家と家の間が適度に離れていることで延焼のリスクも低くなります。
防犯
道幅が広く、見通しがよくなることで防犯にも繋がります。
デメリット
セットバック分の費用も支払う
要セットバックの土地を購入する際は、建築物を建てられない敷地も含めて購入しなくてはなりません。さらに、大手のポータルサイトなどであっても物件情報にセットバックが必要であることが記載されていない場合があるため購入を検討する際は土地の詳細についてよく確認することが必要です。
しかし、公衆用道路に面するセットバック分の敷地は固定資産税・都市計画税は非課税になるなど各自治体によって減免措置がとられています。減免を受けるには申請や立ち合いでの確認が必要である場合があるため、各自治体のホームページや窓口で確認をしましょう。
セットバック部分の土地は私的に使えず、門や塀も建てられない
建物を建てられないなら塀や門を建てたり花壇にしたりしてもいいか、というと、もちろんそれらも許されません。
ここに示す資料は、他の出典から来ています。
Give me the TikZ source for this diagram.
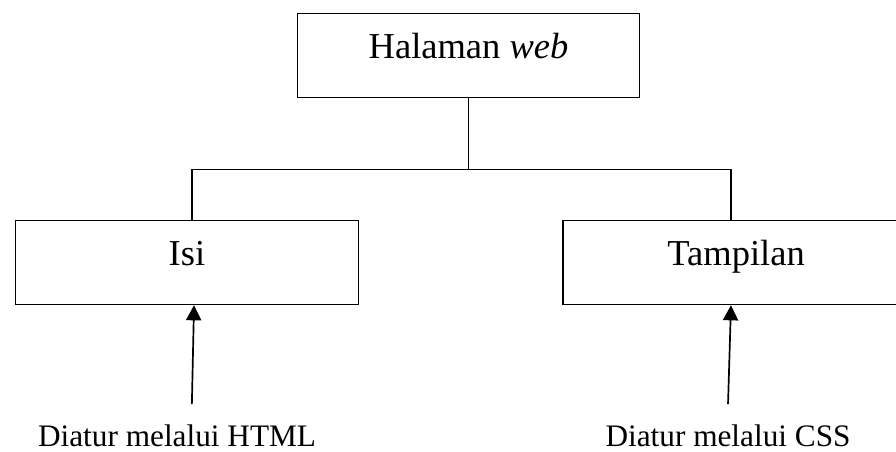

個人の土地を公共の道路として使う規制のため、セットバックした敷地は私用に使ってはならないのです。
注意点
容積率や建蔽率を計算するときに、敷地面積から除外する
容積率や建蔽率とは敷地に対してどの程度建物が占めているかを示す値です。建築基準法によって容積率、建蔽率の上限を定めることで敷地に対して建物の大きさを制限し、周辺の日射や風通しを確保しているのです。
接道義務を満たすためのセットバックなのですから、私道負担部分は公共の道路と同じように扱わなければなりません。セットバックを行った敷地を容積率・建蔽率に含めていたら将来違法建築になってしまうため、建築許可がおりず、そもそも建物が建てられません。
セットバックは拒否できない
自分の土地を道路として使用する形になるセットバックに反感を抱く方もいらっしゃるかもしれません。しかし、セットバックを拒否して家を建てることはできません。そもそも建物は市区町村に『建築確認』といって、建築基準法に則った建物であることを申請し建築許可をもらう必要があります。セットバックが必要であるのになされていなければ、建築の許可が与えられないのです。
セットバック部分には駐車できない
セットバックした敷地は建築基準法上の道路として扱われます。そのため、駐車場にして車を駐車することはできません。
「セットバック済」の物件が本当かどうかを調べる
物件の購入を検討する際は、接道義務が守られている土地であるかを確認しましょう。もし、「要セットバック」とある物件であれば、将来建て替えをする際は現状よりも狭い敷地で建てなければならなくなります。
また、現状は建物が建っている敷地であっても接道義務を満たしていなければ将来建て替えができない可能性があり、家が建てられなければ非常に価値の出にくい土地になってしまいます。このように、再建築不可物件ではないかなど他にもチェックすべき箇所があります。
まとめ
いかがだったでしょうか。セットバックという不動産用語から、いくつかの建築基準法の規則が見えてきました。不動産広告にはセットバック(私道負担)の有無、またその面積についても掲載しなければならない規定があります。まずは注意して見てみましょう。
不動産物件はひとつひとつ価格も条件も違い、購入は早いもの勝ちの部分があるため冷静な判断ができなくなってしまうことがあります。不動産会社にしっかりと希望条件を共有し、加えて物件探しを人任せにしすぎず、物件への申し込みの前に詳細をしっかり確認しましょう。思い入れがある分、希望の土地や家を購入した際の喜びは大きくなるのではないでしょうか。